President Donald Trump in December declared victory over IS, saying the US had "beaten them badly" and "we have won" as he announced the 2,000 or so American troops -- most of them special forces commandos -- would withdraw from the country.
General Raymond Thomas, who heads US Special Operations Command, was asked at a hearing in the US Senate what winning in Syria would look like.
"I'd be hesitant to use the term winning, as opposed to the objective," Thomas told the Armed Services Committee.
That "objective is to reduce the threat in that area and to be able to maintain persistent capabilities so that an external threat cannot emanate from that in the future," he added.
Republican Senator Josh Hawley asked Thomas if he was satisfied the US was at that point.
"I do not think we're there yet," Thomas said.
"We're on the verge of diminishing the threat and then in the process of determining what the residual capability needs to remain in place in the region to ensure that we are securing that, securing that objective."

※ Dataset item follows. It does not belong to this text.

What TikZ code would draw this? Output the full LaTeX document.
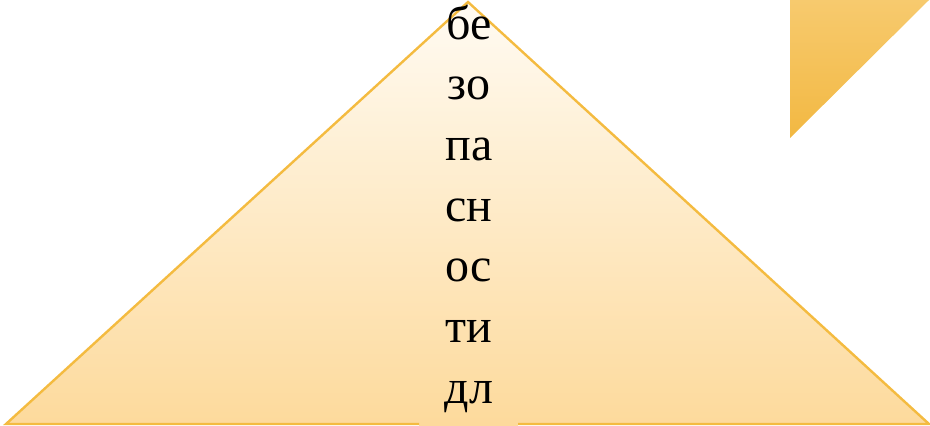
\documentclass[tikz,border=0pt]{standalone}
\usepackage{fontspec}
\setmainfont{Liberation Serif}
\definecolor{basefill}{RGB}{253,218,156}
\definecolor{topfill}{RGB}{255,251,243}
\definecolor{edge}{RGB}{244,187,64}
\definecolor{cornertop}{RGB}{247,202,110}
\definecolor{cornerbot}{RGB}{242,184,66}
\begin{document}
\begin{tikzpicture}[x=1pt,y=-1pt,
  edgecol/.style={draw=edge},
  word/.style={anchor=base,inner sep=0pt,font=\fontsize{48}{56}\selectfont}]
\useasboundingbox (0,0) rectangle (930,426);
% small corner triangle
\shade[top color=cornertop,bottom color=cornerbot]
  (790,0) -- (929,0) -- (790,138) -- cycle;
% main triangle fill
\shade[top color=topfill,bottom color=basefill]
  (6,424) -- (468,2) -- (930,424) -- cycle;
\fill[basefill] (419,422) rectangle (518,426);
% outline with gap at bottom centre
\coordinate (gl) at (419,424);
\coordinate (bl) at (6,424);
\coordinate (ap) at (468,2);
\coordinate (br) at (929,424);
\coordinate (gr) at (518,424);
\draw[edgecol,line width=2.4pt,line join=miter] (gl) -- (bl) -- (ap) -- (br) -- (gr);
% text
\foreach \t [count=\i from 0] in {бе,зо,па,сн,ос,ти,дл}
  \node[word] (w\i) at (469,{39+60.7*\i}) {\t};
\end{tikzpicture}
\end{document}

Since Trump's announcement, US officials have dialed back talk of a clean victory over IS, stressing the group will remain indefinitely as an insurgency after they have lost control of the area they once claimed as a "caliphate."
Thomas went on to say that he was unsure what the "end state" in Syria might look like.

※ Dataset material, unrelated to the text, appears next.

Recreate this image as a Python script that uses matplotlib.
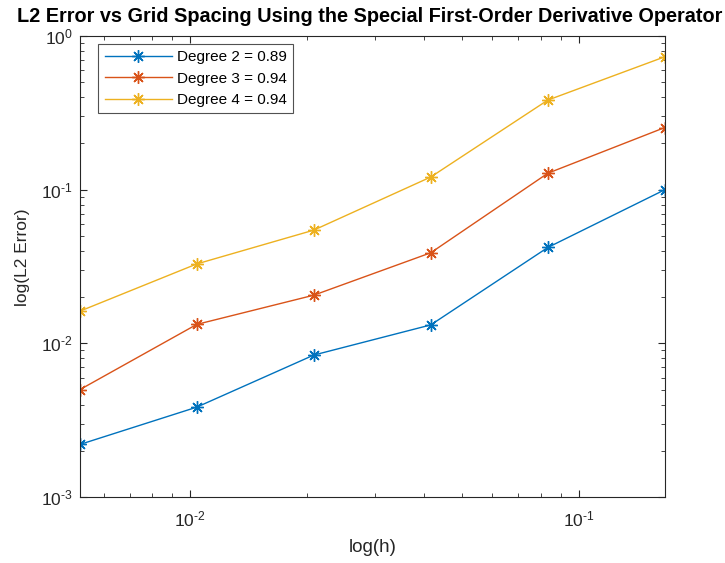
import matplotlib
matplotlib.use("Agg")
import matplotlib.pyplot as plt

plt.rcParams["font.family"] = ["Liberation Sans", "DejaVu Sans"]
plt.rcParams["mathtext.fontset"] = "custom"
plt.rcParams["mathtext.rm"] = "Liberation Sans"
plt.rcParams["mathtext.default"] = "regular"

# grid spacing and L2 error for each polynomial degree
h = [1 / 192, 1 / 96, 1 / 48, 1 / 24, 1 / 12, 1 / 6]
err_deg2 = [0.0022, 0.00385, 0.0084, 0.0132, 0.0421, 0.100]
err_deg3 = [0.0050, 0.0133, 0.0206, 0.0389, 0.128, 0.254]
err_deg4 = [0.0162, 0.0329, 0.0546, 0.121, 0.383, 0.733]
labels = ["Degree 2 = 0.89", "Degree 3 = 0.94", "Degree 4 = 0.94"]
colors = ["#0072BD", "#D95319", "#EDB120"]

fig = plt.figure(figsize=(7.25, 5.63), dpi=100)
ax = fig.add_axes([0.110, 0.117, 0.807, 0.819])

# 8-armed asterisk like MATLAB's '*'
for err, lab, col in zip([err_deg2, err_deg3, err_deg4], labels, colors):
    ax.loglog(h, err, color=col, lw=1.0, marker=(8, 2, 0), ms=9, mew=1.0, label=lab)

ax.set_xlim(h[0], h[-1])
ax.set_ylim(1e-3, 1e0)
ax.set_xticks([1e-2, 1e-1])
ax.set_xticklabels([r"$10^{\text{-}2}$", r"$10^{\text{-}1}$"])
ax.set_yticks([1e-3, 1e-2, 1e-1, 1e0])
ax.set_yticklabels([r"$10^{\text{-}3}$", r"$10^{\text{-}2}$", r"$10^{\text{-}1}$", r"$10^{0}$"])

edge = "#262626"
for s in ax.spines.values():
    s.set_color(edge)
    s.set_linewidth(0.8)
ax.tick_params(which="both", direction="in", top=True, right=True, colors=edge,
               labelcolor=edge, labelsize=12.5)
ax.tick_params(which="major", length=5)
ax.tick_params(which="minor", length=3)
ax.tick_params(axis="x", which="major", pad=9)
ax.tick_params(axis="y", which="major", pad=5)

ax.set_xlabel("log(h)", fontsize=13.5, color=edge, labelpad=7)
ax.set_ylabel("log(L2 Error)", fontsize=12.5, color=edge)
ax.yaxis.set_label_coords(-0.085, 0.52)
fig.text(0.510, 0.970, "L2 Error vs Grid Spacing Using the Special First-Order Derivative Operator",
         ha="center", va="center", fontsize=14.3, fontweight="bold", color="black")

leg = ax.legend(loc="upper left", bbox_to_anchor=(0.032, 0.983), fontsize=11,
                frameon=True, fancybox=False, borderpad=0.4, handlelength=4.4,
                labelspacing=0.5, handletextpad=0.35, borderaxespad=0.0)
leg.get_frame().set_edgecolor(edge)
leg.get_frame().set_linewidth(0.8)

fig.savefig("out.png", dpi=100)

"This has been one of the most complex challenges that our force has dealt with in quite a while," he told lawmakers.
"I am concerned that we are not overly restricted in the end state, and I don't honestly know what that is."
General Joseph Votel, who heads US Central Command, this month said Trump did not consult him ahead of the decision to pull US troops from Syria.
A primary criticism of Trump's withdrawal, aside from its rushed nature, is that it leaves US-backed Kurdish fighters vulnerable to attack from Turkey.
No plan to protect the Kurds in the Syrian Democratic Forces has been announced, but Thomas said: "We are working on solutions to maintain some contact and some level of support for them."
In Syria, IS jihadists on Thursday were mounting a desperate defense of their last speck of terrain, in the small town of Baghouz.